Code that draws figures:
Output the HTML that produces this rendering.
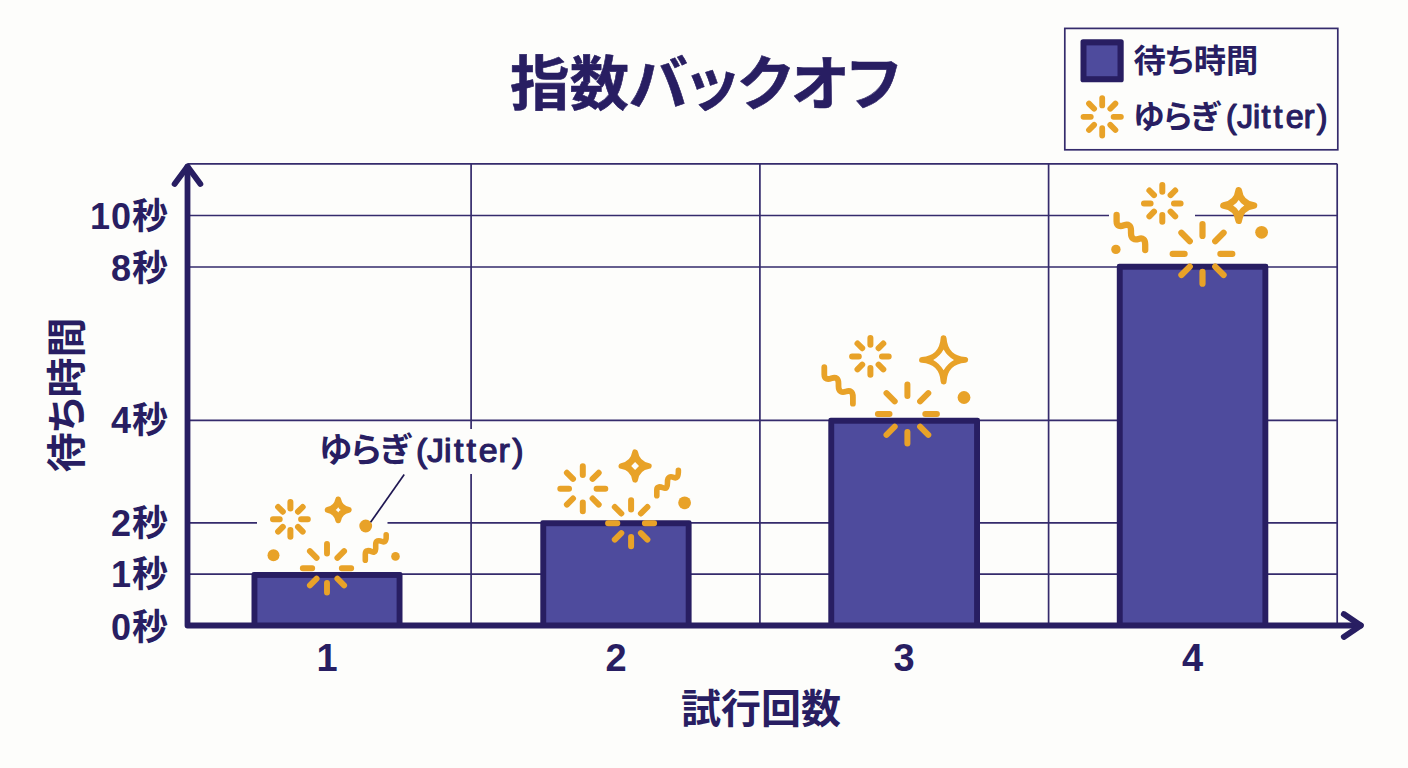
<!DOCTYPE html>
<html lang="ja"><head><meta charset="utf-8"><title>指数バックオフ</title>
<style>html,body{margin:0;padding:0;background:#fdfdfb;}body{width:1408px;height:768px;overflow:hidden;}svg text{font-family:"Liberation Sans", "Noto Sans CJK JP", sans-serif;}svg text.palt{font-feature-settings:"palt";}svg .med{stroke-width:1.2px;stroke-linejoin:round;font-weight:400;}</style>
</head><body>
<svg width="1408" height="768" viewBox="0 0 1408 768" style="display:block">
<rect width="1408" height="768" fill="#fdfdfb"/>
<path d="M187.5 163.8H1337.2M187.5 215.5H1109M1195 215.5H1337.2M187.5 267.0H1337.2M187.5 420.4H1337.2M187.5 522.9H257M387.5 522.9H1337.2M187.5 574.1H1337.2M471.1 163.8V429M471.1 474V625.5M759.9 163.8V625.5M1048.6 163.8V625.5M1337.2 163.8V625.5" stroke="#352b6c" stroke-width="1.7" fill="none"/>
<path d="M251.5 625.5V574.4Q251.5 572.0 253.9 572.0H400.1Q402.5 572.0 402.5 574.4V625.5Z" fill="#281e62"/>
<rect x="257.40" y="577.90" width="139.20" height="47.60" fill="#4e4b9d"/>
<path d="M540.3 625.5V522.7Q540.3 520.3 542.7 520.3H689.2Q691.6 520.3 691.6 522.7V625.5Z" fill="#281e62"/>
<rect x="546.20" y="526.20" width="139.50" height="99.30" fill="#4e4b9d"/>
<path d="M828.3 625.5V420.2Q828.3 417.8 830.7 417.8H977.6Q980.0 417.8 980.0 420.2V625.5Z" fill="#281e62"/>
<rect x="834.20" y="423.70" width="139.90" height="201.80" fill="#4e4b9d"/>
<path d="M1116.8 625.5V266.2Q1116.8 263.8 1119.2 263.8H1265.9Q1268.3 263.8 1268.3 266.2V625.5Z" fill="#281e62"/>
<rect x="1122.70" y="269.70" width="139.70" height="355.80" fill="#4e4b9d"/>
<path d="M187.5 166.6V625.5H1360.8" stroke="#281e62" stroke-width="5.8" fill="none" stroke-linecap="round" stroke-linejoin="round"/>
<path d="M174.6 184L187.5 166.6L200.4 184" stroke="#281e62" stroke-width="5.8" fill="none" stroke-linecap="round" stroke-linejoin="round"/>
<path d="M1343.8 614L1360.8 625.5L1343.8 637" stroke="#281e62" stroke-width="5.8" fill="none" stroke-linecap="round" stroke-linejoin="round"/>
<path d="M301.1 519.3L307.8 519.3M298.0 526.9L302.7 531.6M290.4 530.0L290.4 536.7M282.8 526.9L278.1 531.6M279.7 519.3L273.0 519.3M282.8 511.7L278.1 507.0M290.4 508.6L290.4 501.9M298.0 511.7L302.7 507.0" stroke="#e8a228" stroke-width="6" stroke-linecap="round" fill="none"/>
<path d="M338.2 499.3Q339.9 508.2 348.8 509.9Q339.9 511.6 338.2 520.4Q336.5 511.6 327.6 509.9Q336.5 508.2 338.2 499.3Z" fill="#e8a228" stroke="#e8a228" stroke-width="5.7" stroke-linejoin="round"/><path d="M338.2 507.3Q339.0 509.1 340.8 509.9Q339.0 510.7 338.2 512.5Q337.4 510.7 335.6 509.9Q337.4 509.1 338.2 507.3Z" fill="#fdfdfb"/>
<circle cx="365.7" cy="526.0" r="6.4" fill="#e8a228"/>
<circle cx="273.5" cy="555.2" r="6" fill="#e8a228"/>
<circle cx="395.5" cy="556.4" r="4.3" fill="#e8a228"/>
<path d="M365.3 560.2V554C365.3 549.5 369 550.3 372 551.8C375.5 553.5 376 550 375.7 545.5C375.4 540 379 540.2 382 541.5C385.5 543 386.5 540 386.2 534.8" stroke="#e8a228" stroke-width="5.6" stroke-linecap="round" stroke-linejoin="round" fill="none"/>
<path d="M341.8 568.3L351.2 568.3M337.4 578.7L344.1 585.4M327.0 583.0L327.0 592.5M316.6 578.7L309.9 585.4M312.2 568.3L302.8 568.3M316.6 557.9L309.9 551.2M327.0 553.5L327.0 544.0M337.4 557.9L344.1 551.2" stroke="#e8a228" stroke-width="5.9" stroke-linecap="round" fill="none"/>
<path d="M596.6 488.7L605.3 488.7M592.6 498.5L598.7 504.6M582.8 502.5L582.8 511.2M573.0 498.5L566.9 504.6M569.0 488.7L560.3 488.7M573.0 478.9L566.9 472.8M582.8 474.9L582.8 466.2M592.6 478.9L598.7 472.8" stroke="#e8a228" stroke-width="6" stroke-linecap="round" fill="none"/>
<path d="M635.1 452.3Q637.0 464.1 648.8 466.0Q637.0 467.9 635.1 479.7Q633.2 467.9 621.4 466.0Q633.2 464.1 635.1 452.3Z" fill="#e8a228" stroke="#e8a228" stroke-width="5.8" stroke-linejoin="round"/><path d="M635.1 462.1Q637.1 464.1 639.0 466.0Q637.1 467.9 635.1 469.9Q633.1 467.9 631.2 466.0Q633.1 464.1 635.1 462.1Z" fill="#fdfdfb"/>
<circle cx="684.6" cy="502.8" r="6.4" fill="#e8a228"/>
<path d="M656.8 495.8V490C656.8 486 660 486.5 663 487.8C666.5 489.3 667.6 487 667.5 482C667.4 476.5 670.5 476.2 673.5 477.4C677 478.8 678.5 477 678.4 470.4" stroke="#e8a228" stroke-width="5.6" stroke-linecap="round" stroke-linejoin="round" fill="none"/>
<path d="M644.9 523.3L654.1 523.3M640.9 533.1L647.4 539.6M631.1 537.1L631.1 546.3M621.3 533.1L614.8 539.6M617.3 523.3L608.1 523.3M621.3 513.5L614.8 507.0M631.1 509.5L631.1 500.3M640.9 513.5L647.4 507.0" stroke="#e8a228" stroke-width="6" stroke-linecap="round" fill="none"/>
<path d="M882.0 356.4L888.7 356.4M878.6 364.6L883.3 369.3M870.4 368.0L870.4 374.7M862.2 364.6L857.5 369.3M858.8 356.4L852.1 356.4M862.2 348.2L857.5 343.5M870.4 344.8L870.4 338.1M878.6 348.2L883.3 343.5" stroke="#e8a228" stroke-width="6" stroke-linecap="round" fill="none"/>
<path d="M943.6 338.2Q945.0 358.5 965.2 359.9Q945.0 361.3 943.6 381.5Q942.2 361.3 922.0 359.9Q942.2 358.5 943.6 338.2Z" fill="#e8a228" stroke="#e8a228" stroke-width="5.9" stroke-linejoin="round"/><path d="M943.6 349.5Q947.3 356.2 954.0 359.9Q947.3 363.6 943.6 370.3Q939.9 363.6 933.2 359.9Q939.9 356.2 943.6 349.5Z" fill="#fdfdfb"/>
<circle cx="964" cy="397.5" r="6.4" fill="#e8a228"/>
<path d="M824.3 367.2V374.5C824.3 379.5 828 379.6 831.5 378.3C836 376.8 838.5 378.5 838.5 383.5V386C838.5 392 842 392.8 846 391.5C850.5 390 852.9 392 852.9 397V403.7" stroke="#e8a228" stroke-width="5.8" stroke-linecap="round" stroke-linejoin="round" fill="none"/>
<path d="M925.3 414.0L936.9 414.0M920.1 426.7L928.3 434.9M907.4 431.9L907.4 443.5M894.7 426.7L886.5 434.9M889.5 414.0L877.9 414.0M894.7 401.3L886.5 393.1M907.4 396.1L907.4 384.5M920.1 401.3L928.3 393.1" stroke="#e8a228" stroke-width="6" stroke-linecap="round" fill="none"/>
<path d="M1174.0 203.4L1180.6 203.4M1170.6 211.7L1175.2 216.3M1162.3 215.1L1162.3 221.7M1154.0 211.7L1149.4 216.3M1150.6 203.4L1144.0 203.4M1154.0 195.1L1149.4 190.5M1162.3 191.7L1162.3 185.1M1170.6 195.1L1175.2 190.5" stroke="#e8a228" stroke-width="6" stroke-linecap="round" fill="none"/>
<path d="M1238.7 190.2Q1240.4 203.8 1254.0 205.5Q1240.4 207.2 1238.7 220.8Q1237.0 207.2 1223.4 205.5Q1237.0 203.8 1238.7 190.2Z" fill="#e8a228" stroke="#e8a228" stroke-width="6.6" stroke-linejoin="round"/><path d="M1238.7 199.9Q1240.8 203.4 1244.3 205.5Q1240.8 207.6 1238.7 211.1Q1236.6 207.6 1233.1 205.5Q1236.6 203.4 1238.7 199.9Z" fill="#fdfdfb"/>
<circle cx="1261.6" cy="232.3" r="6.4" fill="#e8a228"/>
<circle cx="1115.9" cy="249.4" r="4.7" fill="#e8a228"/>
<path d="M1116.6 215V221.5C1116.6 226.5 1120.5 226.6 1124 225.3C1128.5 223.8 1131 225.5 1131 230.5V233C1131 239 1134.5 240.2 1138.5 238.9C1143 237.4 1145.2 239.5 1145.2 244.5V250.1" stroke="#e8a228" stroke-width="6.3" stroke-linecap="round" stroke-linejoin="round" fill="none"/>
<path d="M1220.4 253.9L1232.3 253.9M1215.2 266.6L1223.6 275.0M1202.5 271.8L1202.5 283.7M1189.8 266.6L1181.4 275.0M1184.6 253.9L1172.7 253.9M1189.8 241.2L1181.4 232.8M1202.5 236.0L1202.5 224.1M1215.2 241.2L1223.6 232.8" stroke="#e8a228" stroke-width="6.2" stroke-linecap="round" fill="none"/>
<rect x="1064.8" y="28.4" width="273" height="121.4" fill="#fdfdfb" stroke="#352b6c" stroke-width="1.7"/>
<rect x="1080.5" y="39.2" width="43.2" height="43.1" rx="2.6" fill="#281e62"/>
<rect x="1086.5" y="45.4" width="31" height="30.8" fill="#4e4b9d"/>
<path d="M1113.6 116.8L1120.9 116.8M1110.3 124.9L1115.4 130.0M1102.2 128.2L1102.2 135.5M1094.1 124.9L1089.0 130.0M1090.8 116.8L1083.5 116.8M1094.1 108.7L1089.0 103.6M1102.2 105.4L1102.2 98.1M1110.3 108.7L1115.4 103.6" stroke="#e8a228" stroke-width="5.8" stroke-linecap="round" fill="none"/>
<text class="palt" x="1133.4" y="72.3" font-size="32.3" font-weight="700" fill="#281e62">待ち時間</text>
<text class="palt" x="1133" y="127.8" font-size="32.3" fill="#281e62"><tspan font-weight="700" letter-spacing="-1.2">ゆらぎ</tspan><tspan class="med" dx="7.1 -1 -1.5 0.3 1.6 2.1 -1.1 1.1" letter-spacing="1.2" stroke="#281e62">(Jitter)</tspan></text>
<path d="M404.2 474.6L370.6 522.3" stroke="#1f1752" stroke-width="1.7"/>
<text class="palt" x="319" y="461.7" font-size="34" fill="#281e62"><tspan font-weight="700" letter-spacing="-1.2">ゆらぎ</tspan><tspan class="med" dx="6.2 -1.8 -1.3 0.85 1.5 1.25 -0.7 0.9" letter-spacing="1.5" stroke="#281e62">(Jitter)</tspan></text>
<text x="510" y="105" font-size="59.5" font-weight="700" class="palt" fill="#281e62" stroke="#281e62" stroke-width="0.6" stroke-linejoin="round">指数バックオフ</text>
<text x="169" y="228.7" font-size="36" font-weight="700" letter-spacing="1" text-anchor="end" fill="#281e62">10秒</text>
<text x="169" y="280.8" font-size="36" font-weight="700" letter-spacing="1" text-anchor="end" fill="#281e62">8秒</text>
<text x="169" y="433.4" font-size="36" font-weight="700" letter-spacing="1" text-anchor="end" fill="#281e62">4秒</text>
<text x="169" y="535.5" font-size="36" font-weight="700" letter-spacing="1" text-anchor="end" fill="#281e62">2秒</text>
<text x="169" y="587.1" font-size="36" font-weight="700" letter-spacing="1" text-anchor="end" fill="#281e62">1秒</text>
<text x="169" y="639.5" font-size="36" font-weight="700" letter-spacing="1" text-anchor="end" fill="#281e62">0秒</text>
<text x="327.0" y="671" font-size="38" font-weight="700" text-anchor="middle" fill="#281e62">1</text>
<text x="616.0" y="671" font-size="38" font-weight="700" text-anchor="middle" fill="#281e62">2</text>
<text x="904.1" y="671" font-size="38" font-weight="700" text-anchor="middle" fill="#281e62">3</text>
<text x="1192.5" y="671" font-size="38" font-weight="700" text-anchor="middle" fill="#281e62">4</text>
<text x="761" y="722.7" font-size="40" font-weight="700" text-anchor="middle" fill="#281e62">試行回数</text>
<text class="palt" transform="translate(81.4 394.8) rotate(-90)" font-size="40" font-weight="700" text-anchor="middle" fill="#281e62">待ち時間</text>
</svg>
</body></html>
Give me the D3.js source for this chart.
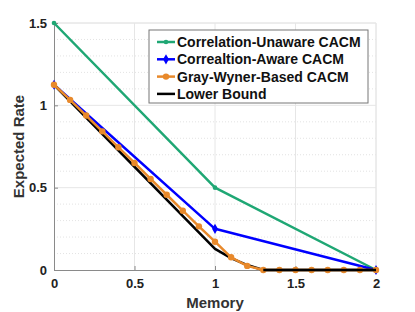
<!DOCTYPE html>
<html>
<head>
<meta charset="utf-8">
<script src="https://cdn.jsdelivr.net/npm/d3@7"></script>
<style>
  body { margin: 0; background: #fff; }
  text { font-family: "Liberation Sans", Arial, sans-serif; font-weight: bold; }
</style>
</head>
<body>
<svg width="415" height="312"></svg>
<script>
// DATA

var memSteps = [0, 0.1, 0.2, 0.3, 0.4, 0.5, 0.6, 0.7, 0.8, 0.9, 1, 1.1, 1.2, 1.3, 1.4, 1.5, 1.6, 1.7, 1.8, 1.9, 2];
var unawareMem = [0, 1, 2],
    unawareRate = [1.5, 0.5, 0];
var awareMem = [0, 1, 2],
    awareRate = [1.125, 0.25, 0];
var grayWynerRate = [1.125, 1.033, 0.938, 0.842, 0.745, 0.65, 0.553, 0.457, 0.36, 0.265, 0.172, 0.077, 0.025, 0, 0, 0, 0, 0, 0, 0, 0];
var boundMem = [0, 1, 1.1, 1.2, 1.3, 2],
    boundRate = [1.125, 0.128, 0.072, 0.03, 0, 0];
var xTicks = [0, 0.5, 1, 1.5, 2],
    yTicks = [0, 0.5, 1, 1.5];
var seriesNames = ["Correlation-Unaware CACM", "Correaltion-Aware CACM", "Gray-Wyner-Based CACM", "Lower Bound"];

// SETUP

var svg = d3.select("svg"),
    margin = { top: 23, right: 39, bottom: 42, left: 54 },
    width = 415 - margin.left - margin.right,
    height = 312 - margin.top - margin.bottom;

var x = d3.scaleLinear().domain([0, 2]).range([0, width]),
    y = d3.scaleLinear().domain([0, 1.5]).range([height, 0]);

var colors = ["#1fa774", "#0000ff", "#e8892b", "#000000"];

var g = svg.append("g")
    .attr("transform", "translate(" + margin.left + "," + margin.top + ")");

// minor grid (y)
g.selectAll(".minor").data(d3.range(1, 15).filter(function (i) { return i % 5 != 0; }).map(function (i) { return i / 10; }))
  .enter().append("line")
    .attr("x1", 0).attr("x2", width)
    .attr("y1", function (d) { return y(d); }).attr("y2", function (d) { return y(d); })
    .attr("stroke", "#dcdcdc").attr("stroke-width", 0.8).attr("stroke-dasharray", "1,2");

// major grid
g.selectAll(".gy").data(yTicks.slice(1)).enter().append("line")
    .attr("x1", 0).attr("x2", width)
    .attr("y1", function (d) { return y(d); }).attr("y2", function (d) { return y(d); })
    .attr("stroke", "#e6e6e6").attr("stroke-width", 1);
g.selectAll(".gx").data(xTicks.slice(1)).enter().append("line")
    .attr("y1", 0).attr("y2", height)
    .attr("x1", function (d) { return x(d); }).attr("x2", function (d) { return x(d); })
    .attr("stroke", "#e6e6e6").attr("stroke-width", 1);

// box top/right
g.append("path").attr("d", "M0,0H" + width + "V" + height)
    .attr("fill", "none").attr("stroke", "#e6e6e6");

// axes
var xAxis = g.append("g").attr("transform", "translate(0," + height + ")")
    .call(d3.axisBottom(x).tickValues(xTicks).tickSize(-4).tickPadding(9).tickFormat(d3.format("")));
var yAxis = g.append("g")
    .call(d3.axisLeft(y).tickValues(yTicks).tickSize(-4).tickPadding(7).tickFormat(d3.format("")));
[xAxis, yAxis].forEach(function (a) {
  a.select(".domain").attr("stroke", "#8a8a8a");
  a.selectAll(".tick line").attr("stroke", "#8a8a8a");
  a.selectAll("text").attr("font-size", 13).attr("fill", "#222")
    .style("font-family", "Liberation Sans, Arial, sans-serif").style("font-weight", "bold");
});

// LINES

var line = d3.line().x(function (d) { return x(d[0]); }).y(function (d) { return y(d[1]); });

var series = [
  d3.zip(unawareMem, unawareRate),
  d3.zip(awareMem, awareRate),
  d3.zip(memSteps, grayWynerRate),
  d3.zip(boundMem, boundRate)
];

function drawMarker(sel, i, cx, cy) {
  if (i == 0) {
    sel.append("circle").attr("cx", cx).attr("cy", cy).attr("r", 2.3).attr("fill", colors[0]);
  } else if (i == 1) {
    sel.append("path").attr("d", d3.symbol(d3.symbolDiamond, 30)())
      .attr("transform", "translate(" + cx + "," + cy + ")").attr("fill", colors[1]);
  } else if (i == 2) {
    sel.append("circle").attr("cx", cx).attr("cy", cy).attr("r", 3.2).attr("fill", colors[2]);
  }
}

[0, 1, 3, 2].forEach(function (i) {
  g.append("path").datum(series[i]).attr("d", line)
    .attr("fill", "none").attr("stroke", colors[i]).attr("stroke-width", 2.5)
    .attr("stroke-linejoin", "round");
  if (i != 3) {
    series[i].forEach(function (d) { drawMarker(g, i, x(d[0]), y(d[1])); });
  }
});
// lower bound on top where it overlaps orange zeros
g.append("path").datum(series[3].slice(4)).attr("d", line)
  .attr("fill", "none").attr("stroke", "#000").attr("stroke-width", 2.5);

// LEGEND

var lg = svg.append("g").attr("transform", "translate(149,30)");
lg.append("rect").attr("width", 219).attr("height", 73)
  .attr("fill", "#fff").attr("stroke", "#777").attr("stroke-width", 1);
seriesNames.forEach(function (name, i) {
  var yy = 12 + i * 17.3;
  lg.append("line").attr("x1", 8).attr("x2", 26).attr("y1", yy).attr("y2", yy)
    .attr("stroke", colors[i]).attr("stroke-width", 2.5);
  drawMarker(lg, i, 17, yy);
  lg.append("text").attr("x", 28).attr("y", yy + 5)
    .attr("font-size", 14).attr("fill", "#111").text(name);
});

// LABELS

svg.append("text").attr("x", margin.left + width / 2).attr("y", 308)
  .attr("text-anchor", "middle").attr("font-size", 15).attr("fill", "#333").text("Memory");
svg.append("text").attr("transform", "translate(24," + (margin.top + height / 2) + ") rotate(-90)")
  .attr("text-anchor", "middle").attr("font-size", 15).attr("fill", "#333").text("Expected Rate");
</script>
</body>
</html>
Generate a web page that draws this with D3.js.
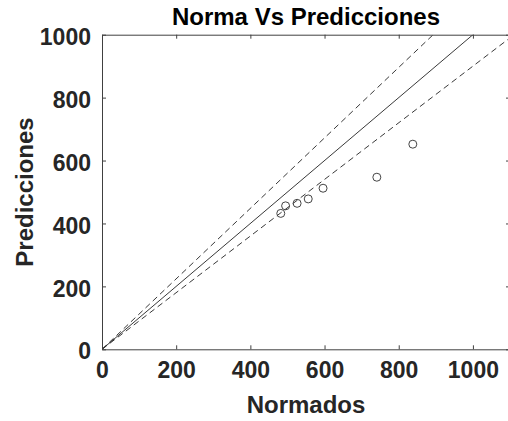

▸ DIRECTIVE:
Pictures do not belong in the copy. Reproduce exactly the lines from the one with "Give me the D3.js source for this chart." to the one with "y = d3.scaleLinear().domain([0, 1.5]).range([height, 0]);", both lines included.

▸ ANSWER TO THIS EXERCISE:
Give me the D3.js source for this chart.
<!DOCTYPE html>
<html>
<head>
<meta charset="utf-8">
<script src="https://cdn.jsdelivr.net/npm/d3@7"></script>
<style>
  body { margin: 0; background: #fff; }
  text { font-family: "Liberation Sans", Arial, sans-serif; font-weight: bold; }
</style>
</head>
<body>
<svg width="415" height="312"></svg>
<script>
// DATA

var memSteps = [0, 0.1, 0.2, 0.3, 0.4, 0.5, 0.6, 0.7, 0.8, 0.9, 1, 1.1, 1.2, 1.3, 1.4, 1.5, 1.6, 1.7, 1.8, 1.9, 2];
var unawareMem = [0, 1, 2],
    unawareRate = [1.5, 0.5, 0];
var awareMem = [0, 1, 2],
    awareRate = [1.125, 0.25, 0];
var grayWynerRate = [1.125, 1.033, 0.938, 0.842, 0.745, 0.65, 0.553, 0.457, 0.36, 0.265, 0.172, 0.077, 0.025, 0, 0, 0, 0, 0, 0, 0, 0];
var boundMem = [0, 1, 1.1, 1.2, 1.3, 2],
    boundRate = [1.125, 0.128, 0.072, 0.03, 0, 0];
var xTicks = [0, 0.5, 1, 1.5, 2],
    yTicks = [0, 0.5, 1, 1.5];
var seriesNames = ["Correlation-Unaware CACM", "Correaltion-Aware CACM", "Gray-Wyner-Based CACM", "Lower Bound"];

// SETUP

var svg = d3.select("svg"),
    margin = { top: 23, right: 39, bottom: 42, left: 54 },
    width = 415 - margin.left - margin.right,
    height = 312 - margin.top - margin.bottom;

var x = d3.scaleLinear().domain([0, 2]).range([0, width]),
    y = d3.scaleLinear().domain([0, 1.5]).range([height, 0]);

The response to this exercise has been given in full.